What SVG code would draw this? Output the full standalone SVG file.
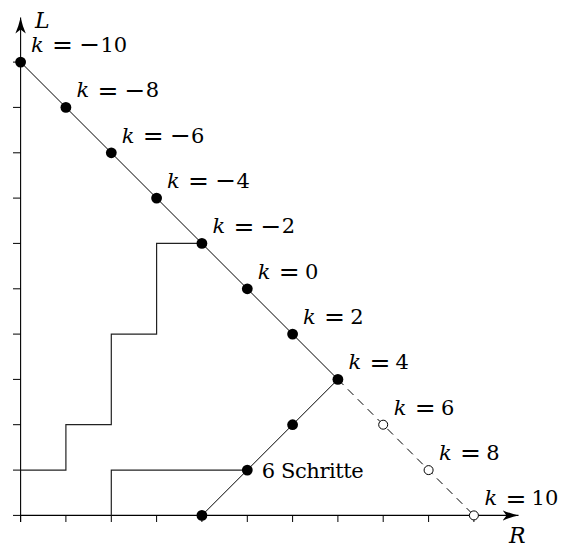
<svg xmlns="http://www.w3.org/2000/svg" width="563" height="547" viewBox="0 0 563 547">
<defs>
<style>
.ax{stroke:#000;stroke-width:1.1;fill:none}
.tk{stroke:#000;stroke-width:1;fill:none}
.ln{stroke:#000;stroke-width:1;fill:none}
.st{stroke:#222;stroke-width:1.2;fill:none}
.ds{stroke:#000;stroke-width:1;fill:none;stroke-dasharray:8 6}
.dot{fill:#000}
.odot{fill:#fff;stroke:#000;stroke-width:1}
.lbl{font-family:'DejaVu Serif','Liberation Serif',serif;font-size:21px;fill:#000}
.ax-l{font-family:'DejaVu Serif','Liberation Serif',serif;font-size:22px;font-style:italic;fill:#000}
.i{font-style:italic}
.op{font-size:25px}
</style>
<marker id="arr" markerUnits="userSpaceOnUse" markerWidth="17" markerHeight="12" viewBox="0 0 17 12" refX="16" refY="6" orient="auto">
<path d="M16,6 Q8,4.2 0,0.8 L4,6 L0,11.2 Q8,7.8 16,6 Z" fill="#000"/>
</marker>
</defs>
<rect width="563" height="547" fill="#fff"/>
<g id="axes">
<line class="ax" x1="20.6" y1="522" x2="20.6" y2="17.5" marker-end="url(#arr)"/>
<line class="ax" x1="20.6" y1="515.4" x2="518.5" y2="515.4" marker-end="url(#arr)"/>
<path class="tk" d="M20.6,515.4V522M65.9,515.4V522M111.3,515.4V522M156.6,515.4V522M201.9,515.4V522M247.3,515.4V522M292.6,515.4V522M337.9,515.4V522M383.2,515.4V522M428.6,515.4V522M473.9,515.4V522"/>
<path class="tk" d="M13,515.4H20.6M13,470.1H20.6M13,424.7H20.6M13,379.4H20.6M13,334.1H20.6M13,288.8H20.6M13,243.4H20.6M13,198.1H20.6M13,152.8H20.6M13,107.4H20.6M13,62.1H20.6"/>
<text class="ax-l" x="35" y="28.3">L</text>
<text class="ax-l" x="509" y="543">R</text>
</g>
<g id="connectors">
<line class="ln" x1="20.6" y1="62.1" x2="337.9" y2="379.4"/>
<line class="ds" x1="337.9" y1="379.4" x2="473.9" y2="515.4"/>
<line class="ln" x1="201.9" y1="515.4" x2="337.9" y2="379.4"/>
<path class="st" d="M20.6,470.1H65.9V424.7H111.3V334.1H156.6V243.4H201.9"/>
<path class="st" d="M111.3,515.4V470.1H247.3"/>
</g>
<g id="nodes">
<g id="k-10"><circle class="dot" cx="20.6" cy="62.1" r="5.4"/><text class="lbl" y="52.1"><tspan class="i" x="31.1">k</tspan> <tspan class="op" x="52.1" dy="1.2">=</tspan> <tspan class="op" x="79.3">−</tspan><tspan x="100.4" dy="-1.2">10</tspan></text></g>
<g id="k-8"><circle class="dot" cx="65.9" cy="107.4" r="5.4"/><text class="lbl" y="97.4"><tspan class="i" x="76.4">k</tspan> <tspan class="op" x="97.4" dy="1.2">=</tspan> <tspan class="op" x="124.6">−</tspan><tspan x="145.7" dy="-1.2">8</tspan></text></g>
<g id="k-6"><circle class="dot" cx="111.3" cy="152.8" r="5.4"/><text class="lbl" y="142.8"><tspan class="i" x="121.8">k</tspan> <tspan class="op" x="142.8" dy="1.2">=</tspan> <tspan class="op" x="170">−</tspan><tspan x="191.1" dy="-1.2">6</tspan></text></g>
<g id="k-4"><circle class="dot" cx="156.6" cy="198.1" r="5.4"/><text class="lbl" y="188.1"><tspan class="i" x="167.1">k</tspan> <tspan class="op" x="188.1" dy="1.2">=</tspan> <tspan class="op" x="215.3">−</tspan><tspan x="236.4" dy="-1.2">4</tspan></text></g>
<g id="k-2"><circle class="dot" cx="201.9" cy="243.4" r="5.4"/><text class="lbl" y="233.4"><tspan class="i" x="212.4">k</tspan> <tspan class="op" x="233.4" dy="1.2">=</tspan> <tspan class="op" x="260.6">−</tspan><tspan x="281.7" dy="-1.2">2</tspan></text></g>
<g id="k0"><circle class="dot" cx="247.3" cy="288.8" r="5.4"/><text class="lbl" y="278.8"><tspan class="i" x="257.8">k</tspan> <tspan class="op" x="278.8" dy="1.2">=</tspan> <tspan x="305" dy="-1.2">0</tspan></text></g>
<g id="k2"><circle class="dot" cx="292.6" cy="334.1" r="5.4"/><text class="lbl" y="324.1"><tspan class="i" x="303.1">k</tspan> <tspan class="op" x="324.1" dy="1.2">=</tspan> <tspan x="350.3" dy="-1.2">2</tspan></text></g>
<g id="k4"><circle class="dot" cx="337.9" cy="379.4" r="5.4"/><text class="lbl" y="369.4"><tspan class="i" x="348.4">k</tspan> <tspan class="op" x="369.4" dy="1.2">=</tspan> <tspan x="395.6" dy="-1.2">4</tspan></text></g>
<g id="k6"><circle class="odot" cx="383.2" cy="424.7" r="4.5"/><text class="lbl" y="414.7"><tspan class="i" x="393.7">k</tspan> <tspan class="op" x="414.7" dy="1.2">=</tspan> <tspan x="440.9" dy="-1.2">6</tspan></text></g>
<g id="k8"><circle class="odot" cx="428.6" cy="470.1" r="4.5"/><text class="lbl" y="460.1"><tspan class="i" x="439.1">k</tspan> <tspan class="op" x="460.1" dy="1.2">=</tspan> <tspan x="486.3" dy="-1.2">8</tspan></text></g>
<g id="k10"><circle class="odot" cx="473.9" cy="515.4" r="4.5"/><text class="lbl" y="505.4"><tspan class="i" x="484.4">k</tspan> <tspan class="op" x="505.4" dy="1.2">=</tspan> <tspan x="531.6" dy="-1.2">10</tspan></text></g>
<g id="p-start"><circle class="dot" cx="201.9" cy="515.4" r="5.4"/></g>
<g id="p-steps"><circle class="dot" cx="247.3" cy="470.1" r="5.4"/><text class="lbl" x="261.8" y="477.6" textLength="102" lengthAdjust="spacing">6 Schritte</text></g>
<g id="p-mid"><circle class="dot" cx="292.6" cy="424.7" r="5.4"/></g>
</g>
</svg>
####
**Set exercise**
Go through the listing above and write it all out exactly, leaving out any picture.

**Solution for this problem**
What SVG code would draw this? Output the full standalone SVG file.
<svg xmlns="http://www.w3.org/2000/svg" width="563" height="547" viewBox="0 0 563 547">
<defs>
<style>
.ax{stroke:#000;stroke-width:1.1;fill:none}
.tk{stroke:#000;stroke-width:1;fill:none}
.ln{stroke:#000;stroke-width:1;fill:none}
.st{stroke:#222;stroke-width:1.2;fill:none}
.ds{stroke:#000;stroke-width:1;fill:none;stroke-dasharray:8 6}
.dot{fill:#000}
.odot{fill:#fff;stroke:#000;stroke-width:1}
.lbl{font-family:'DejaVu Serif','Liberation Serif',serif;font-size:21px;fill:#000}
.ax-l{font-family:'DejaVu Serif','Liberation Serif',serif;font-size:22px;font-style:italic;fill:#000}
.i{font-style:italic}
.op{font-size:25px}
</style>
<marker id="arr" markerUnits="userSpaceOnUse" markerWidth="17" markerHeight="12" viewBox="0 0 17 12" refX="16" refY="6" orient="auto">
<path d="M16,6 Q8,4.2 0,0.8 L4,6 L0,11.2 Q8,7.8 16,6 Z" fill="#000"/>
</marker>
</defs>
<rect width="563" height="547" fill="#fff"/>
<g id="axes">
<line class="ax" x1="20.6" y1="522" x2="20.6" y2="17.5" marker-end="url(#arr)"/>
<line class="ax" x1="20.6" y1="515.4" x2="518.5" y2="515.4" marker-end="url(#arr)"/>
<path class="tk" d="M20.6,515.4V522M65.9,515.4V522M111.3,515.4V522M156.6,515.4V522M201.9,515.4V522M247.3,515.4V522M292.6,515.4V522M337.9,515.4V522M383.2,515.4V522M428.6,515.4V522M473.9,515.4V522"/>
<path class="tk" d="M13,515.4H20.6M13,470.1H20.6M13,424.7H20.6M13,379.4H20.6M13,334.1H20.6M13,288.8H20.6M13,243.4H20.6M13,198.1H20.6M13,152.8H20.6M13,107.4H20.6M13,62.1H20.6"/>
<text class="ax-l" x="35" y="28.3">L</text>
<text class="ax-l" x="509" y="543">R</text>
</g>
<g id="connectors">
<line class="ln" x1="20.6" y1="62.1" x2="337.9" y2="379.4"/>
<line class="ds" x1="337.9" y1="379.4" x2="473.9" y2="515.4"/>
<line class="ln" x1="201.9" y1="515.4" x2="337.9" y2="379.4"/>
<path class="st" d="M20.6,470.1H65.9V424.7H111.3V334.1H156.6V243.4H201.9"/>
<path class="st" d="M111.3,515.4V470.1H247.3"/>
</g>
<g id="nodes">
<g id="k-10"><circle class="dot" cx="20.6" cy="62.1" r="5.4"/><text class="lbl" y="52.1"><tspan class="i" x="31.1">k</tspan> <tspan class="op" x="52.1" dy="1.2">=</tspan> <tspan class="op" x="79.3">−</tspan><tspan x="100.4" dy="-1.2">10</tspan></text></g>
<g id="k-8"><circle class="dot" cx="65.9" cy="107.4" r="5.4"/><text class="lbl" y="97.4"><tspan class="i" x="76.4">k</tspan> <tspan class="op" x="97.4" dy="1.2">=</tspan> <tspan class="op" x="124.6">−</tspan><tspan x="145.7" dy="-1.2">8</tspan></text></g>
<g id="k-6"><circle class="dot" cx="111.3" cy="152.8" r="5.4"/><text class="lbl" y="142.8"><tspan class="i" x="121.8">k</tspan> <tspan class="op" x="142.8" dy="1.2">=</tspan> <tspan class="op" x="170">−</tspan><tspan x="191.1" dy="-1.2">6</tspan></text></g>
<g id="k-4"><circle class="dot" cx="156.6" cy="198.1" r="5.4"/><text class="lbl" y="188.1"><tspan class="i" x="167.1">k</tspan> <tspan class="op" x="188.1" dy="1.2">=</tspan> <tspan class="op" x="215.3">−</tspan><tspan x="236.4" dy="-1.2">4</tspan></text></g>
<g id="k-2"><circle class="dot" cx="201.9" cy="243.4" r="5.4"/><text class="lbl" y="233.4"><tspan class="i" x="212.4">k</tspan> <tspan class="op" x="233.4" dy="1.2">=</tspan> <tspan class="op" x="260.6">−</tspan><tspan x="281.7" dy="-1.2">2</tspan></text></g>
<g id="k0"><circle class="dot" cx="247.3" cy="288.8" r="5.4"/><text class="lbl" y="278.8"><tspan class="i" x="257.8">k</tspan> <tspan class="op" x="278.8" dy="1.2">=</tspan> <tspan x="305" dy="-1.2">0</tspan></text></g>
<g id="k2"><circle class="dot" cx="292.6" cy="334.1" r="5.4"/><text class="lbl" y="324.1"><tspan class="i" x="303.1">k</tspan> <tspan class="op" x="324.1" dy="1.2">=</tspan> <tspan x="350.3" dy="-1.2">2</tspan></text></g>
<g id="k4"><circle class="dot" cx="337.9" cy="379.4" r="5.4"/><text class="lbl" y="369.4"><tspan class="i" x="348.4">k</tspan> <tspan class="op" x="369.4" dy="1.2">=</tspan> <tspan x="395.6" dy="-1.2">4</tspan></text></g>
<g id="k6"><circle class="odot" cx="383.2" cy="424.7" r="4.5"/><text class="lbl" y="414.7"><tspan class="i" x="393.7">k</tspan> <tspan class="op" x="414.7" dy="1.2">=</tspan> <tspan x="440.9" dy="-1.2">6</tspan></text></g>
<g id="k8"><circle class="odot" cx="428.6" cy="470.1" r="4.5"/><text class="lbl" y="460.1"><tspan class="i" x="439.1">k</tspan> <tspan class="op" x="460.1" dy="1.2">=</tspan> <tspan x="486.3" dy="-1.2">8</tspan></text></g>
<g id="k10"><circle class="odot" cx="473.9" cy="515.4" r="4.5"/><text class="lbl" y="505.4"><tspan class="i" x="484.4">k</tspan> <tspan class="op" x="505.4" dy="1.2">=</tspan> <tspan x="531.6" dy="-1.2">10</tspan></text></g>
<g id="p-start"><circle class="dot" cx="201.9" cy="515.4" r="5.4"/></g>
<g id="p-steps"><circle class="dot" cx="247.3" cy="470.1" r="5.4"/><text class="lbl" x="261.8" y="477.6" textLength="102" lengthAdjust="spacing">6 Schritte</text></g>
<g id="p-mid"><circle class="dot" cx="292.6" cy="424.7" r="5.4"/></g>
</g>
</svg>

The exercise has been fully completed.